(China-126) The case of a female in Hong Kong told not to report a case of attempted rape!!!!!

metoo

SPECIAL NOTE: Hong Kong? Why, one of the best known cosmopolitan cities in the world, like Paris or New York! Yet the judicial system, like that in India, are backward, primitive and not in step with the modern world! In India, rapes are happening everyday to females, yet the judicial system is not catching with the modern world…what do you expect of China, just as populous as India, women are definitely second class citizens! I know if you read the story about this young professional woman in China who had suffered because an attempted rape, told to keep  quiet and not rock the boat, so to speak…this is happening in modern China, to an important airlines, Hainan Airlines, in China. I had flown this airlines a few times from China to Seattle…Hainan Airlines established this special route between Seattle (where I live) and Beijing, the capital of China…imagine a training pilot of Hainan Airlines tried to rape a girl and did not do anything to punish a potential pilot for the airlines! This behavior is not acceptable by any standards in the world!| You try to protect your pilot? trying to save money because you are training  him to be a pilot???? How can anyone trust you now? If I could avoid it, I would not fly your airlines again…from Seattle to China! I will choose other to fly other airlines!!   STeve, USA August 29, 2018   WeChat 1962816801 (over a billion users around the world)…

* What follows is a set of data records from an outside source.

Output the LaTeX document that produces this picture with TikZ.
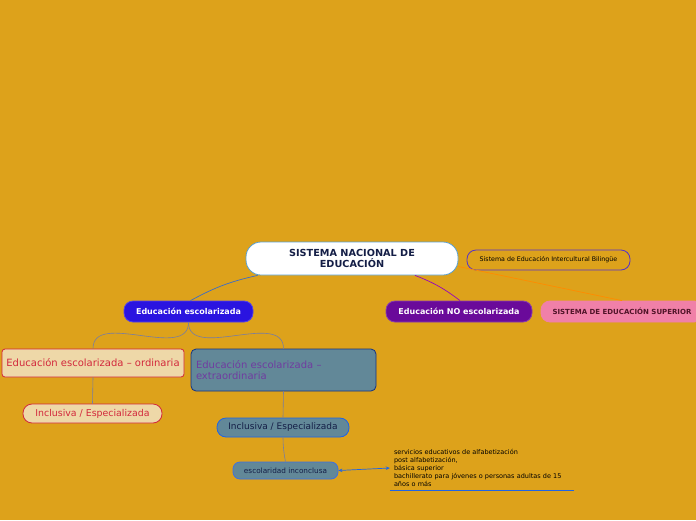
\documentclass[tikz,border=0pt]{standalone}
\usepackage{fontspec}
\setmainfont{DejaVu Sans}
\usetikzlibrary{arrows.meta, positioning, calc}
\definecolor{bgorange}{RGB}{221,162,27}
\definecolor{rootline}{RGB}{90,160,210}
\definecolor{rootink}{RGB}{20,30,70}
\definecolor{bilingline}{RGB}{85,50,200}
\definecolor{escblue}{RGB}{42,20,224}
\definecolor{nopurple}{RGB}{106,10,154}
\definecolor{suppink}{RGB}{240,128,168}
\definecolor{supink}{RGB}{80,20,40}
\definecolor{wheat}{RGB}{238,216,168}
\definecolor{redline}{RGB}{210,40,60}
\definecolor{steel}{RGB}{98,136,152}
\definecolor{navyline}{RGB}{20,50,130}
\definecolor{violetink}{RGB}{112,60,160}
\definecolor{brightblue}{RGB}{30,100,230}
\definecolor{grayline}{RGB}{120,125,160}
\definecolor{orangeline}{RGB}{255,140,0}

\begin{document}
\begin{tikzpicture}[
    x=1pt, y=-1pt,
    >={Stealth[length=4pt,width=3.5pt]},
    topic/.style={draw, rounded corners=9pt, line width=0.8pt, align=center, inner sep=0pt, minimum height=21pt},
    subtopic/.style={draw, rounded corners=3pt, line width=0.8pt, inner sep=0pt},
    link/.style={grayline, line width=0.6pt},
]
    \useasboundingbox (0,0) rectangle (696,520);
    \fill[bgorange] (0,0) rectangle (696,520);
    \node[topic, fill=white, draw=rootline, minimum width=212pt, minimum height=33pt, rounded corners=15pt,
          text=rootink, font=\bfseries\fontsize{9.7}{10.5}\selectfont] (root) at (352,258.5) {SISTEMA NACIONAL DE\\EDUCACIÓN};
    \node[topic, draw=bilingline, minimum width=163pt, minimum height=20pt,
          font=\fontsize{6.3}{7}\selectfont] (bilingue) at (548.5,260) {Sistema de Educación Intercultural Bilingüe};
    \node[topic, fill=escblue, draw=escblue!80!white, text=white, minimum width=129pt,
          font=\bfseries\fontsize{8}{9}\selectfont] (esc) at (188.5,311.5) {Educación escolarizada};
    \node[topic, fill=nopurple, draw=nopurple!80!white, text=white, minimum width=146pt,
          font=\bfseries\fontsize{8}{9}\selectfont] (noesc) at (459,311.5) {Educación NO escolarizada};
    \node[topic, fill=suppink, draw=suppink, text=supink, minimum width=162pt,
          font=\bfseries\fontsize{7}{8}\selectfont] (sup) at (622,311.5) {SISTEMA DE EDUCACIÓN SUPERIOR};
    \node[subtopic, fill=wheat, draw=redline, text=redline, minimum width=182pt, minimum height=28pt,
          font=\fontsize{10}{11}\selectfont] (ord) at (93,363) {Educación escolarizada – ordinaria};
    \node[subtopic, fill=steel, draw=navyline, text=violetink, minimum width=185pt, minimum height=42pt,
          rounded corners=5pt, align=left, text width=175pt,
          font=\fontsize{10}{11.5}\selectfont] (extra) at (283.5,370) {Educación escolarizada –\\extraordinaria};
    \node[topic, fill=wheat, draw=redline, text=redline, minimum width=139pt, minimum height=19pt,
          font=\fontsize{9.4}{10}\selectfont] (incl1) at (92.5,413.5) {Inclusiva / Especializada};
    \node[topic, fill=steel, draw=brightblue, text=rootink, minimum width=132pt, minimum height=19pt,
          font=\fontsize{9}{10}\selectfont] (incl2) at (283,427.5) {Inclusiva / Especializada};
    \node[topic, fill=steel, draw=rootline!70!blue, text=rootink, minimum width=105pt, minimum height=17pt,
          rounded corners=7pt, font=\fontsize{7.3}{8}\selectfont] (inconclusa) at (285.5,470.5) {escolaridad inconclusa};
    \node[align=left, text width=176pt, inner xsep=4pt, inner ysep=2pt, minimum height=44pt,
          font=\fontsize{6.5}{8}\selectfont] (servicios) at (482,468) {servicios educativos de alfabetización\\post alfabetización,\\básica superior\\bachillerato para jóvenes o personas adultas de 15\\años o más};
    \draw[brightblue, line width=1pt] (servicios.south west) -- (servicios.south east);

    % connectors
    \draw[brightblue!70!gray, line width=0.7pt] ([xshift=12pt]root.south west) to[bend right=8] ([xshift=2pt]esc.north);
    \draw[nopurple!70!magenta, line width=0.7pt] ([xshift=63pt]root.south) to[bend left=8] ([xshift=1pt]noesc.north);
    \draw[orangeline, line width=0.7pt] ([yshift=-8pt]root.east) -- (sup.north);
    \draw[link] (esc.south) to[out=-90,in=90] (ord.north);
    \draw[link] (esc.south) to[out=-90,in=90] (extra.north);
    \draw[link] (ord.south) -- (incl1.north);
    \draw[link] (extra.south) -- (incl2.north);
    \draw[link] (incl2.south) to[bend right=5] (inconclusa.north);
    \draw[brightblue, line width=0.7pt, <->] (inconclusa.east) -- (servicios.west);
\end{tikzpicture}
\end{document}
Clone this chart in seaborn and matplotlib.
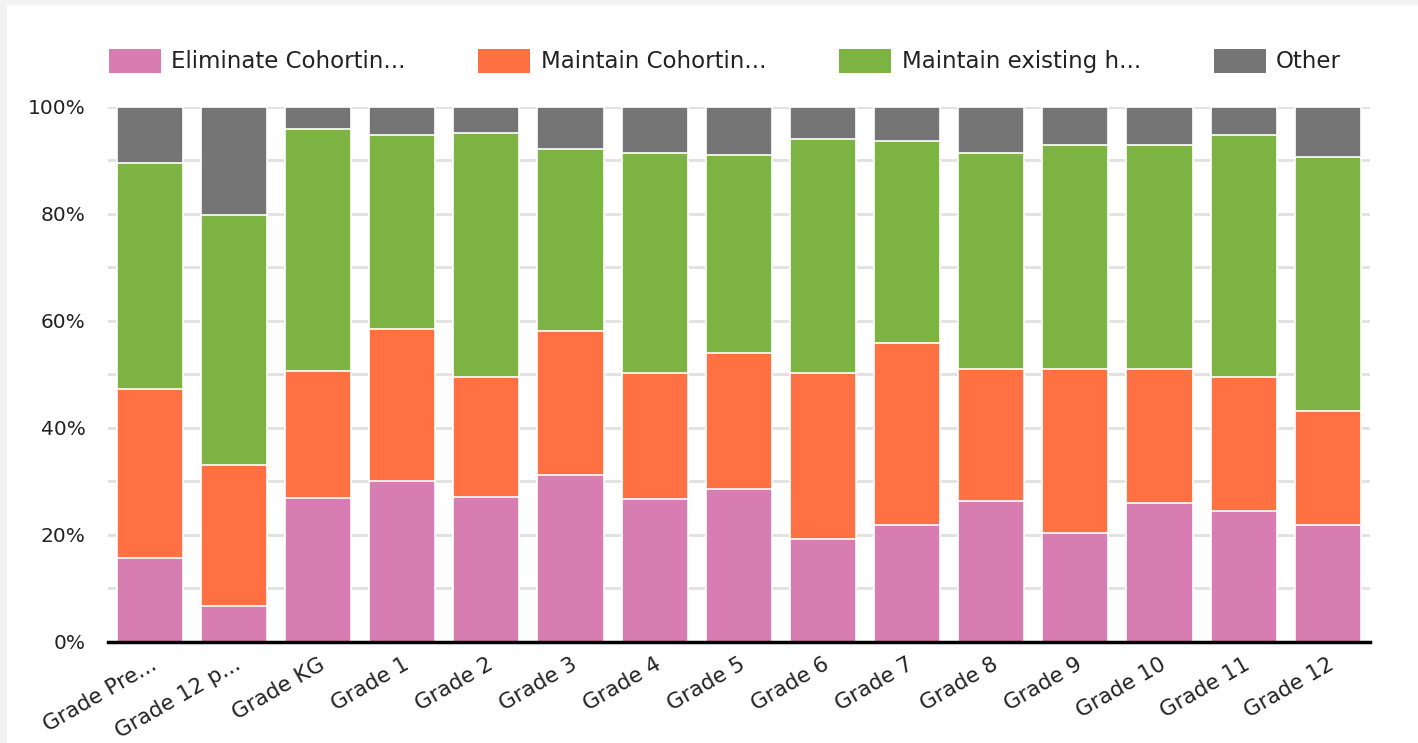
import numpy as np
import pandas as pd
import seaborn as sns
import matplotlib.pyplot as plt
from matplotlib.patches import Rectangle, Patch

# categories and values (share of responses per grade, in %)
grades = ['Grade Pre...', 'Grade 12 p...', 'Grade KG', 'Grade 1', 'Grade 2', 'Grade 3',
          'Grade 4', 'Grade 5', 'Grade 6', 'Grade 7', 'Grade 8', 'Grade 9',
          'Grade 10', 'Grade 11', 'Grade 12']
eliminate = [15.7, 6.7, 26.9, 30.1, 27.1, 31.2, 26.7, 28.6, 19.3, 21.9, 26.4, 20.4, 26.0, 24.5, 21.9]
maintain_cohort = [31.6, 26.4, 23.8, 28.4, 22.4, 26.9, 23.6, 25.4, 31.0, 34.0, 24.6, 30.6, 25.0, 25.0, 21.3]
maintain_existing = [42.2, 46.7, 45.2, 36.3, 45.6, 34.0, 41.1, 37.0, 43.7, 37.7, 40.4, 41.9, 41.9, 45.3, 47.5]
other = [10.5, 20.2, 4.1, 5.2, 4.9, 7.9, 8.6, 9.0, 6.0, 6.4, 8.6, 7.1, 7.1, 5.2, 9.3]

series_names = ['Eliminate Cohortin...', 'Maintain Cohortin...', 'Maintain existing h...', 'Other']
colors = ['#d87db1', '#ff7043', '#7cb342', '#757575']

plt.rcParams['font.family'] = ['DejaVu Sans']

df = pd.DataFrame({'grade': grades, 'e': eliminate, 'm': maintain_cohort,
                   'x': maintain_existing, 'o': other})
cum = df[['e', 'm', 'x', 'o']].cumsum(axis=1)
cum['grade'] = df['grade']

fig = plt.figure(figsize=(14.18, 7.43), dpi=100)
fig.patch.set_facecolor('#f2f2f2')
fig.patches.append(Rectangle((7 / 1418, 0), 1, 1 - 5 / 743, transform=fig.transFigure,
                             facecolor='white', edgecolor='none', zorder=-10))

ax = fig.add_axes([0.076, 0.136, 0.89, 0.72])
ax.set_facecolor('none')

# draw from the top layer down so each lower segment covers the one above
for col, color in zip(['o', 'x', 'm', 'e'], colors[::-1]):
    sns.barplot(data=cum, x='grade', y=col, color=color, ax=ax, width=0.786,
                edgecolor='white', linewidth=1.2, saturation=1, zorder=3)

ax.set_xlim(-0.5, len(grades) - 0.5)
ax.set_ylim(0, 100)
ax.set_yticks(np.arange(0, 101, 20))
ax.set_yticklabels([f'{v}%' for v in range(0, 101, 20)])
ax.set_yticks(np.arange(0, 101, 10), minor=True)
ax.yaxis.grid(True, which='both', color='#e0e0e0', linewidth=2, zorder=0)
ax.set_axisbelow(True)
ax.tick_params(axis='y', which='both', length=0, labelsize=14.5, pad=16, labelcolor='#222222')
ax.tick_params(axis='x', length=0, labelsize=15.5, pad=9, labelcolor='#222222')
plt.setp(ax.get_xticklabels(), rotation=30, ha='right', rotation_mode='anchor')
ax.set_xlabel('')
ax.set_ylabel('')
for s in ['top', 'right', 'left']:
    ax.spines[s].set_visible(False)
ax.spines['bottom'].set_color('black')
ax.spines['bottom'].set_linewidth(2.5)
ax.spines['bottom'].set_zorder(5)

handles = [Patch(facecolor=c, edgecolor='none') for c in colors]
fig.legend(handles, series_names, loc='upper left', bbox_to_anchor=(0.062, 0.962),
           ncol=4, frameon=False, fontsize=16.5, handlelength=2.27, handleheight=1.22,
           handletextpad=0.44, columnspacing=3.2, labelcolor='#222222')

fig.savefig('out.png', dpi=100, facecolor=fig.get_facecolor())
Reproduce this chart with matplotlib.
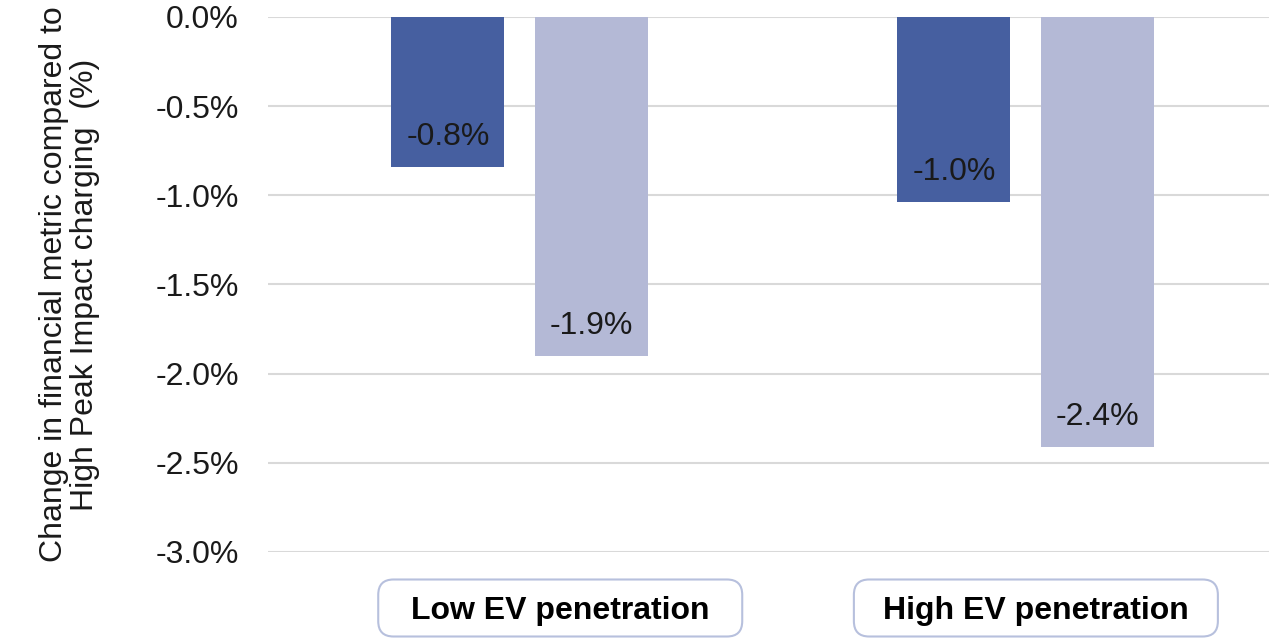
import matplotlib.pyplot as plt
import numpy as np
from matplotlib.patches import FancyBboxPatch
from matplotlib.ticker import FuncFormatter

# Данные
categories = ['Low EV penetration', 'High EV penetration']
series_dark = [-0.84, -1.04]
series_light = [-1.90, -2.41]
yticks = [0.0, -0.5, -1.0, -1.5, -2.0, -2.5, -3.0]

DARK = '#465fa0'
LIGHT = '#b4b9d6'
GRID = '#d9d9d9'
TEXT = '#1a1a1a'

plt.rcParams['font.family'] = ['Liberation Sans', 'DejaVu Sans']
plt.rcParams['font.size'] = 23

fig = plt.figure(figsize=(12.69, 6.39), dpi=100)
ax = fig.add_axes([0.2112, 0.1362, 0.7888, 0.8372])

x = np.arange(len(categories))
width = 0.223
offset = 0.142

bars1 = ax.bar(x - offset, series_dark, width, color=DARK, zorder=3)
bars2 = ax.bar(x + offset, series_light, width, color=LIGHT, zorder=3)

ax.set_xlim(-0.4975, 1.4807)
ax.set_ylim(-3.0, 0.0)
ax.set_yticks(yticks)
ax.yaxis.set_major_formatter(FuncFormatter(lambda v, p: f'{v:.1f}%'))
ax.tick_params(axis='y', length=0, pad=21, labelcolor=TEXT)
ax.set_xticks([])
ax.grid(axis='y', color=GRID, linewidth=1.5, zorder=0)
for s in ax.spines.values():
    s.set_visible(False)

ax.set_ylabel('Change in financial metric compared to\nHigh Peak Impact charging  (%)',
              color=TEXT, linespacing=1.02)
ax.yaxis.set_label_coords(-0.168, 0.5)

# Подписи значений внутри столбцов
for bars in (bars1, bars2):
    for bar in bars:
        h = bar.get_height()
        ax.annotate(f'{h:.1f}%', (bar.get_x() + bar.get_width() / 2, h),
                    xytext=(0, 21.6), textcoords='offset points',
                    ha='center', va='center', color=TEXT, zorder=4)

# Подписи категорий в рамках
label_shift = [0.08, 0.02]
fig.canvas.draw()
for i, name in enumerate(categories):
    xd = x[i] + label_shift[i]
    xf = fig.transFigure.inverted().transform(ax.transData.transform((xd, 0)))[0]
    yc = 1 - 608 / 639
    bw, bh = 364 / 1269, 57 / 639
    box = FancyBboxPatch((xf - bw / 2, yc - bh / 2), bw, bh,
                         boxstyle='round,pad=0,rounding_size=0.012',
                         transform=fig.transFigure, facecolor='white',
                         edgecolor='#b7c0dd', linewidth=1.5, mutation_aspect=2.0)
    fig.patches.append(box)
    fig.text(xf, yc - 3 / 639, name, ha='center', va='center',
             fontweight='bold', color='black')

fig.savefig('out.png', dpi=100)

Attempt to cover up Sharon Lam’s attempted rape should silence #MeToo’s critics forever
Alice Wu says the way that both mainland police and Hainan Airlines tried to help a Hong Kong film director’s attempted rapist dodge legal consequences shows the extent authorities will go to harass victims of sexual assault into silence
PUBLISHED : Monday, 30 July, 2018 Alice Wu SCMP

Alice Wu is a political consultant and a former associate director of the Asia Pacific Media Network at UCLA

Hong Kong director Sharon Lam Suk-ching is a hero. While Hong Kong’s “queen of hurdles” Vera Lui Lai-yiu’s very public and courageous revealing of the abuse she had to endured as a child was a definitive #MeToo moment for this city, Lam’s recent horrific experience, not only during the attack, but afterwards, should shut down once and for all those who insist on victim-blaming and making victims prove their victim-worthiness by going to the police.
Backlash against the #MeToo Movement wasn’t surprising. Despite the many reports of abuse and the reasons given to explain the low reporting and conviction rates, there are many who continue to hold blind and absolute faith in due process – in the law enforcement agencies and judiciary system – to deliver justice. And this is often used as an excuse to further silence, harass and hurt victims.
Less than two weeks ago, Lam, who was working on a project in Hainan, was attacked by a Hainan Airlines trainee pilot. Her attacker climbed across an 18th floor balcony of the hotel she was staying at, broke into her room, pinned her down, groped her and tried to rape her. Lam narrowly escaped by managing to fight the man off and chase him out of her room.
Lam’s ordeal did not end there. On the same day, Lam reported what she had encountered to the police, only to be met with officers telling her to settle with her attacker as she was not familiar with mainland Chinese law. As if the pain of suffering an attack wasn’t enough, an enforcer of the law tried to gaslight Lam into silence and rationalise away her violent encounter. The indignity of what Lam went through is enough to make clear why victims do not report their ordeals to the police.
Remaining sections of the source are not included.